Across the data below, how many lines hold "this"? Answer with that number and nothing else.

▸ Raw data:
--------------------------------
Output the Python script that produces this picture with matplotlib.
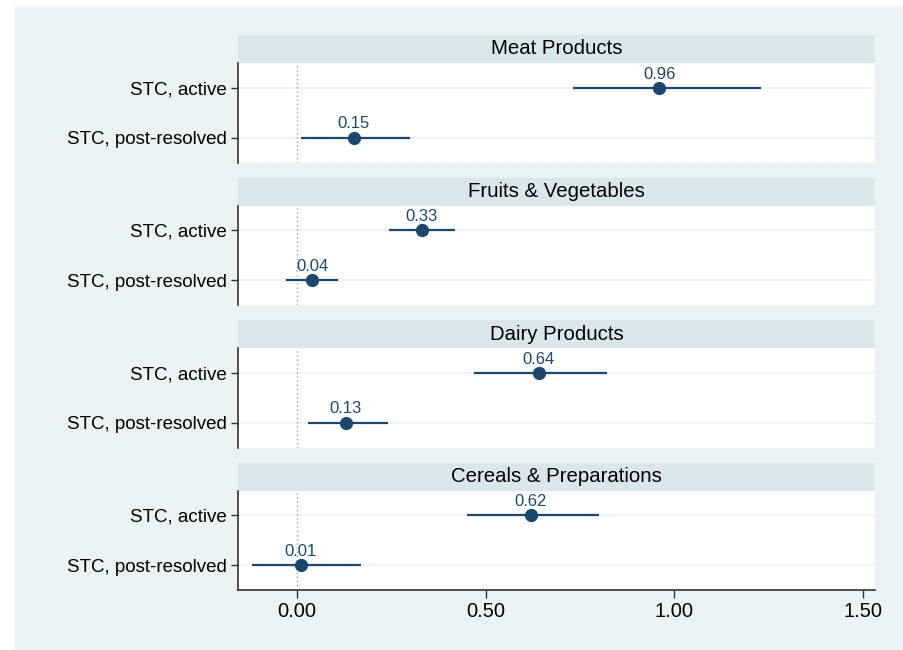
import matplotlib.pyplot as plt
from matplotlib.patches import Rectangle

plt.rcParams['font.family'] = ['Liberation Sans', 'DejaVu Sans']

# coefficient estimates and 95% intervals by product group
groups = ['Meat Products', 'Fruits & Vegetables', 'Dairy Products', 'Cereals & Preparations']
rows = ['STC, active', 'STC, post-resolved']
coef = [[0.96, 0.15], [0.33, 0.04], [0.64, 0.13], [0.62, 0.01]]
ci_lo = [[0.73, 0.01], [0.245, -0.03], [0.47, 0.03], [0.45, -0.12]]
ci_hi = [[1.23, 0.30], [0.42, 0.11], [0.82, 0.24], [0.80, 0.17]]
xticks = [0.0, 0.5, 1.0, 1.5]

navy = '#1A476F'
bg = '#EAF2F3'
strip = '#D9E6EB'

W, H = 904, 650
fig = plt.figure(figsize=(W / 100, H / 100), dpi=100)
fig.patch.set_facecolor('white')
fig.patches.append(Rectangle((15 / W, 0), 1 - 15 / W, 1 - 6 / H,
                             transform=fig.transFigure, color=bg, zorder=-10))

left, right = 238, 875
strip_h, plot_h, step = 28, 99.5, 142.5

for i, g in enumerate(groups):
    top = 35 + i * step
    # header strip
    sax = fig.add_axes([left / W, 1 - (top + strip_h) / H, (right - left) / W, strip_h / H])
    sax.set_facecolor(strip)
    sax.set_xticks([])
    sax.set_yticks([])
    for s in sax.spines.values():
        s.set_visible(False)
    sax.text(0.5, 0.5, g, ha='center', va='center', fontsize=14.7, color='black')

    ax = fig.add_axes([left / W, 1 - (top + strip_h + plot_h) / H, (right - left) / W, plot_h / H])
    ax.set_facecolor('white')
    ypos = [1, 2]
    for y in ypos:
        ax.axhline(y, color=bg, lw=1.2, zorder=1)
    ax.axvline(0, color='#A0A0A0', lw=1, ls=(0, (1, 2)), zorder=1)
    ax.hlines(ypos, ci_lo[i], ci_hi[i], color=navy, lw=1.6, zorder=2)
    ax.plot(coef[i], ypos, 'o', color=navy, ms=8.5, zorder=3)
    for c, y in zip(coef[i], ypos):
        ax.annotate(f'{c:.2f}', (c, y), xytext=(0, 4.5), textcoords='offset points',
                    ha='center', va='bottom', fontsize=12, color=navy)
    ax.set_xlim(-0.156, 1.531)
    ax.set_ylim(2.5, 0.5)
    ax.set_yticks(ypos)
    ax.set_yticklabels(rows, fontsize=13.5)
    ax.tick_params(axis='y', length=5, width=1, color='#333333', pad=3)
    for s in ['top', 'right']:
        ax.spines[s].set_visible(False)
    ax.spines['left'].set_color('#333333')
    ax.spines['left'].set_linewidth(1.2)
    if i < len(groups) - 1:
        ax.spines['bottom'].set_visible(False)
        ax.set_xticks([])
    else:
        ax.spines['bottom'].set_color('#333333')
        ax.spines['bottom'].set_linewidth(1.2)
        ax.set_xticks(xticks)
        ax.set_xticklabels([f'{t:.2f}' for t in xticks], fontsize=14.5)
        ax.tick_params(axis='x', length=6, width=1, color='#333333', pad=2.5)

fig.savefig('out.png', dpi=100, facecolor=fig.get_facecolor())
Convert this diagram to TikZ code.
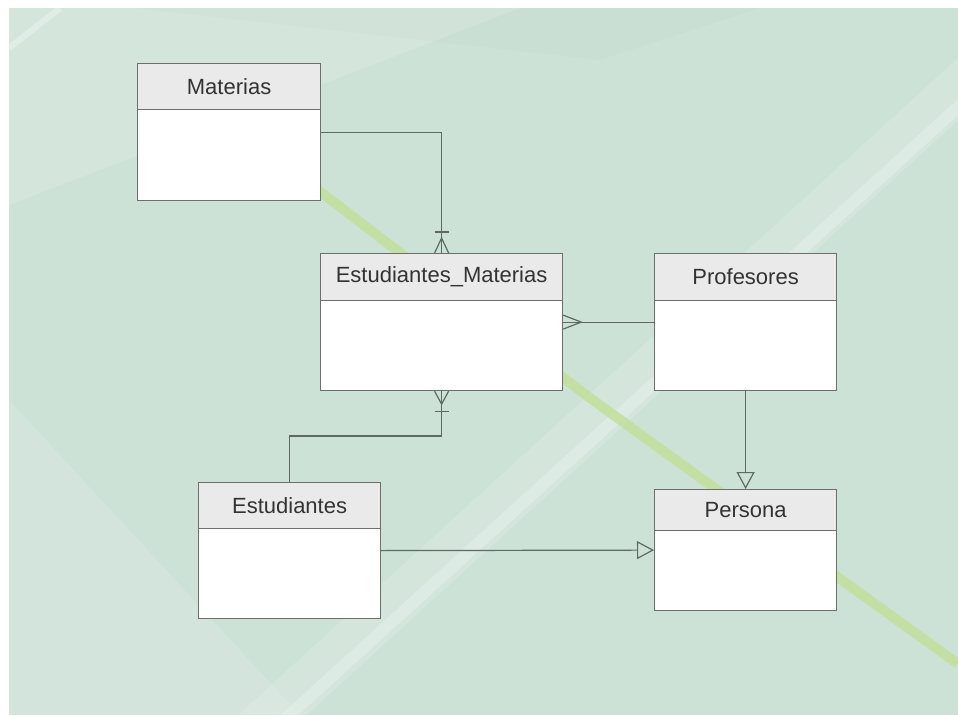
\documentclass[tikz,border=0pt]{standalone}
\usepackage{fontspec}
\setmainfont{Liberation Sans}
\usetikzlibrary{arrows.meta,calc}
\definecolor{bg}{HTML}{CDE2D7}
\definecolor{boxline}{HTML}{6E6E6E}
\definecolor{hdr}{HTML}{EAEAEA}
\definecolor{connc}{HTML}{5F6964}
\definecolor{lime}{HTML}{C3DF9C}
\definecolor{txt}{HTML}{333333}
\begin{document}
\begin{tikzpicture}[x=1pt,y=-1pt,
  body/.style={draw=boxline, fill=white, line width=1.2pt, anchor=north west, inner sep=0pt},
  head/.style={draw=boxline, fill=hdr, line width=1.2pt, anchor=north west, inner sep=0pt,
    font=\fontsize{22}{26}\selectfont, text=txt},
  conn/.style={draw=connc, line width=1.2pt},
  tri/.style={-{Triangle[open, length=17pt, width=18pt, line width=1.2pt]}}]
\useasboundingbox (0,0) rectangle (958,715);
\fill[white] (0,0) rectangle (958,715);
\fill[bg] (9,8) rectangle (958,715);
\begin{scope}
  \clip (9,8) rectangle (958,715);
  \fill[white,opacity=0.14] (9,8) -- (520,8) -- (9,205) -- cycle;
  \fill[white,opacity=0.10] (9,400) -- (9,715) -- (300,715) -- cycle;
  \fill[black,opacity=0.012] (130,8) -- (760,8) -- (600,60) -- cycle;
  \draw[white, opacity=0.3, line width=6pt] (9,48) -- (60,8);
  \draw[white, opacity=0.14, line width=46pt] (245,740) -- (990,60);
  \draw[white, opacity=0.2, line width=12pt] (262,740) -- (990,78);
  \draw[lime, line width=10pt, opacity=0.85] (318,190) -- (590,398) -- (958,664);
\end{scope}

% classes
\node[body, minimum width=183pt, minimum height=137pt] (mat) at (137,63) {};
\node[head, minimum width=183pt, minimum height=46pt] (matH) at (mat.north west) {Materias};

\node[body, minimum width=242pt, minimum height=137pt] (em) at (320,253) {};
\node[head, minimum width=242pt, minimum height=47pt] (emH) at (em.north west) {Estudiantes\_Materias};

\node[body, minimum width=182pt, minimum height=137pt] (prof) at (654,253) {};
\node[head, minimum width=182pt, minimum height=47pt] (profH) at (prof.north west) {Profesores};

\node[body, minimum width=182pt, minimum height=136pt] (est) at (198,482) {};
\node[head, minimum width=182pt, minimum height=46pt] (estH) at (est.north west) {Estudiantes};

\node[body, minimum width=182pt, minimum height=121pt] (per) at (654,489) {};
\node[head, minimum width=182pt, minimum height=41pt] (perH) at (per.north west) {Persona};

% connectors
\draw[conn] (mat.east) -| (em.north);
\draw[conn] ($(em.north)+(-7,0)$) -- ($(em.north)+(0,-15)$) -- ($(em.north)+(7,0)$);
\draw[conn] ($(em.north)+(-7,-21)$) -- ($(em.north)+(7,-21)$);

\draw[conn] (est.north) -- ++(0,-46) -| (em.south);
\draw[conn] ($(em.south)+(-7,0)$) -- ($(em.south)+(0,13)$) -- ($(em.south)+(7,0)$);
\draw[conn] ($(em.south)+(-7,20)$) -- ($(em.south)+(7,20)$);

\draw[conn] (prof.west) -- (em.east);
\draw[conn] ($(em.east)+(0,-7)$) -- ($(em.east)+(18,0)$) -- ($(em.east)+(0,7)$);

\draw[conn, tri] (prof.south) -- (per.north);
\draw[conn, tri] (est.east) -- (per.west);
\end{tikzpicture}
\end{document}
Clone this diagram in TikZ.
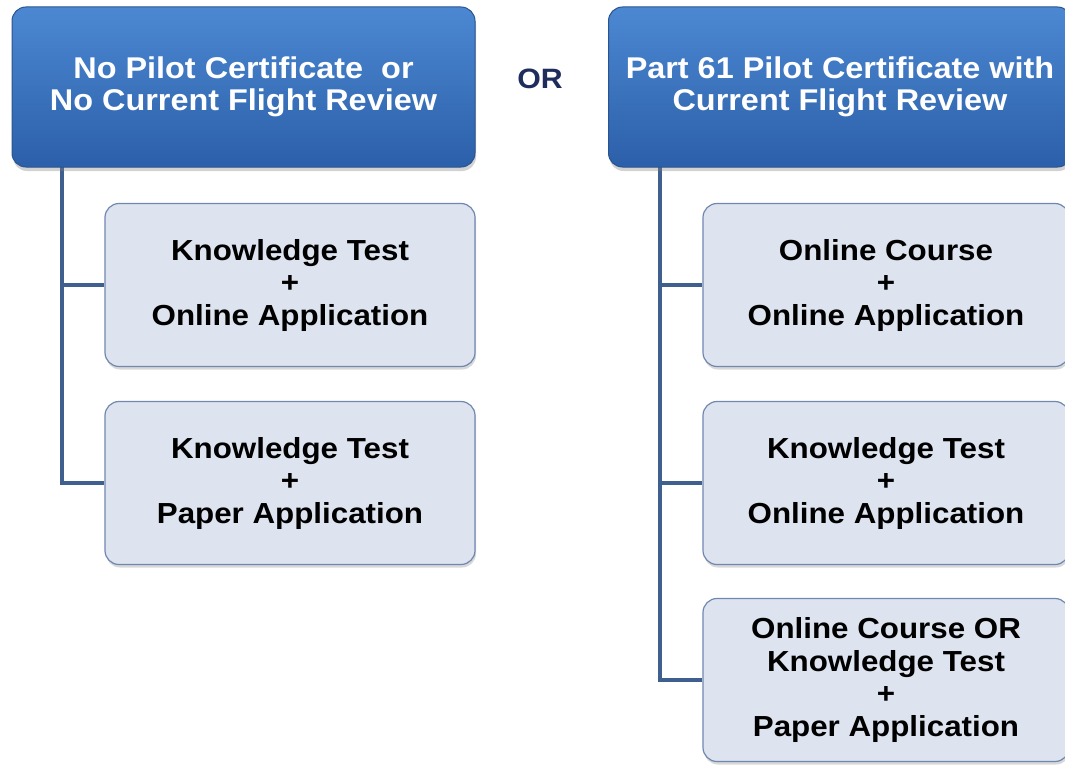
\documentclass[tikz,border=0pt]{standalone}
\usepackage{fontspec}
\setmainfont{Liberation Sans}[FakeStretch=1.08]
\usetikzlibrary{shadows,calc}
\definecolor{hdtop}{HTML}{4C88D2}
\definecolor{hdbot}{HTML}{2C5FA9}
\definecolor{hdline}{HTML}{2A5490}
\definecolor{chfill}{HTML}{DDE4EF}
\definecolor{chline}{HTML}{7088B0}
\definecolor{conn}{HTML}{3F5F8F}
\definecolor{ortext}{HTML}{1F2D5C}
\tikzset{
  header/.style={draw=hdline, line width=1pt, top color=hdtop, bottom color=hdbot,
    rounded corners=14pt, minimum width=463pt, minimum height=160pt, inner sep=0pt,
    align=center, text=white, font=\fontsize{30}{31.5}\selectfont\bfseries,
    drop shadow={shadow xshift=1pt, shadow yshift=-4pt, opacity=0.35}},
  child/.style={draw=chline, line width=1.2pt, fill=chfill,
    rounded corners=14pt, minimum width=370pt, minimum height=163pt, inner sep=0pt,
    align=center, text=black, font=\fontsize{29}{32.5}\selectfont\bfseries,
    drop shadow={shadow xshift=1pt, shadow yshift=-3pt, opacity=0.3}},
  connector/.style={draw=conn, line width=4pt},
  ortxt/.style={text=ortext, font=\fontsize{28}{30}\selectfont\bfseries}
}
\begin{document}
\begin{tikzpicture}[x=1pt,y=-1pt]
\useasboundingbox (0,0) rectangle (1065,765);
\clip (0,0) rectangle (1065,765);
\fill[white] (0,0) rectangle (1065,765);
% connectors first
\coordinate (lt) at (62,160);
\coordinate (rt) at (660,160);
\node[child] (Lc1) at (290,285) {Knowledge Test\\+\\Online Application};
\node[child] (Lc2) at (290,483) {Knowledge Test\\+\\Paper Application};
\node[child, minimum width=366pt] (Rc1) at (886,285) {Online Course\\+\\Online Application};
\node[child, minimum width=366pt] (Rc2) at (886,483) {Knowledge Test\\+\\Online Application};
\node[child, minimum width=366pt] (Rc3) at (886,680) {Online Course OR\\Knowledge Test\\+\\Paper Application};
\draw[connector] (lt) |- (Lc2.west);
\draw[connector] (lt |- Lc1.west) -- (Lc1.west);
\draw[connector] (rt) |- (Rc3.west);
\draw[connector] (rt |- Rc1.west) -- (Rc1.west);
\draw[connector] (rt |- Rc2.west) -- (Rc2.west);
\node[header] (Lh) at (243.5,87) {No Pilot Certificate\ \ or\\No Current Flight Review};
\node[header] (Rh) at (840,87) {Part 61 Pilot Certificate with\\Current Flight Review};
\node[ortxt] (or) at (540,79) {OR};
\end{tikzpicture}
\end{document}
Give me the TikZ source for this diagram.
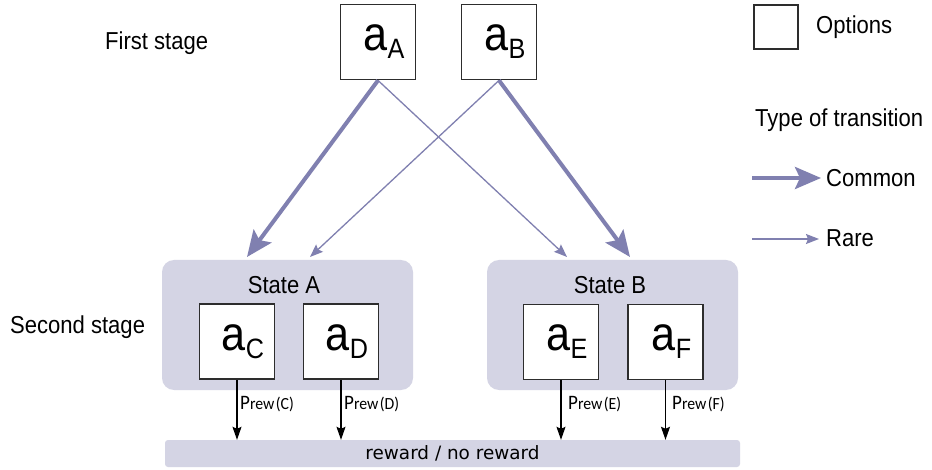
\documentclass[tikz,border=0pt]{standalone}
\usepackage{fontspec}
\setmainfont{Liberation Sans}
\newfontfamily\narrowsans[FakeStretch=0.9]{Liberation Sans}
\newfontfamily\barfont{DejaVu Sans}
\newfontfamily\probfont[FakeStretch=0.93]{Carlito}
\usetikzlibrary{arrows.meta}
\definecolor{arrowpurple}{RGB}{128,128,176}
\definecolor{panel}{RGB}{212,212,228}
\definecolor{boxline}{RGB}{45,45,45}

\newcommand{\optlabel}[1]{\hspace*{12pt}a{\fontsize{28}{30}\selectfont\raisebox{-8pt}{#1}}}
\newcommand{\prew}[1]{P{\fontsize{17}{19}\selectfont rew\hspace{1.5pt}(#1)}}

\begin{document}
\begin{tikzpicture}[x=1pt,y=-1pt,
  option/.style={draw=boxline, line width=1.8pt, fill=white, minimum width=75pt,
    minimum height=75pt, inner sep=0pt, font=\narrowsans\fontsize{48}{50}\selectfont},
  panelbox/.style={fill=panel, draw=none, rounded corners=12pt, minimum width=251pt,
    minimum height=130pt, inner sep=0pt},
  common/.style={draw=arrowpurple, line width=4pt,
    -{Stealth[length=26pt,width=22pt,inset=5pt]}},
  rare/.style={draw=arrowpurple, line width=1.3pt,
    -{Stealth[length=13pt,width=10pt,inset=2pt]}},
  rewardarrow/.style={draw=black, line width=1.2pt,
    -{Stealth[length=13pt,width=9pt,inset=2pt]}},
  lbl/.style={font=\narrowsans\fontsize{24.5}{28}\selectfont, inner sep=0pt},
  small/.style={font=\probfont\fontsize{20.5}{22}\selectfont, inner sep=0pt, anchor=west}
]
\fill[white] (0,0) rectangle (932,470);
\useasboundingbox (0,0) rectangle (932,470);

% second-stage panels and reward bar
\node[panelbox] (stA) at (287.5,325) {};
\node[panelbox] (stB) at (612.5,325) {};
\node[fill=panel, draw=none, rounded corners=3pt, minimum width=575pt,
  minimum height=27pt, inner sep=0pt, font=\barfont\fontsize{18.4}{21}\selectfont]
  (reward) at (452.5,453.5) {reward / no reward};

\node[lbl] (labA) at (284,285) {State A};
\node[lbl] (labB) at (610,285) {State B};

% first-stage options
\node[option] (aA) at (378,42) {\optlabel{A}};
\node[option] (aB) at (499,42) {\optlabel{B}};

% second-stage options
\node[option] (aC) at (237,341.5) {\optlabel{C}};
\node[option] (aD) at (341,341.5) {\optlabel{D}};
\node[option] (aE) at (561,342) {\optlabel{E}};
\node[option] (aF) at (665.5,342) {\optlabel{F}};

% stage labels
\node[lbl, anchor=west] (first) at (105,43) {First stage};
\node[lbl, anchor=west] (second) at (10,327) {Second stage};

% transitions
\coordinate (tA1) at (247,257);
\coordinate (tA2) at (310,257);
\coordinate (tB1) at (567,257);
\coordinate (tB2) at (630,257);
\draw[rare] (aA.south) -- (tB1);
\draw[rare] (aB.south) -- (tA2);
\draw[common] (aA.south) -- (tA1);
\draw[common] (aB.south) -- (tB2);

% reward probabilities
\draw[rewardarrow] (aC.south) -- (aC.south |- reward.north);
\draw[rewardarrow] (aD.south) -- (aD.south |- reward.north);
\draw[rewardarrow] (aE.south) -- (aE.south |- reward.north);
\draw[rewardarrow] (aF.south) -- (aF.south |- reward.north);
\node[small] (pC) at (240,404) {\prew{C}};
\node[small] (pD) at (344,404) {\prew{D}};
\node[small] (pE) at (568,404) {\prew{E}};
\node[small] (pF) at (672,404) {\prew{F}};

% legend
\node[draw=boxline, line width=1.5pt, minimum width=44pt, minimum height=44pt,
  inner sep=0pt] (legbox) at (776,27) {};
\node[lbl, anchor=west] (legopt) at (816,27) {Options};
\node[lbl, anchor=west] (legtype) at (755,120) {Type of transition};
\coordinate (lc1) at (752,178);
\coordinate (lc2) at (821,178);
\draw[common] (lc1) -- (lc2);
\node[lbl, anchor=west] (legcommon) at (826,178) {Common};
\coordinate (lr1) at (752,239);
\coordinate (lr2) at (819,239);
\draw[rare] (lr1) -- (lr2);
\node[lbl, anchor=west] (legrare) at (826,238) {Rare};
\end{tikzpicture}
\end{document}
--------------------------------
▸ Written response: 4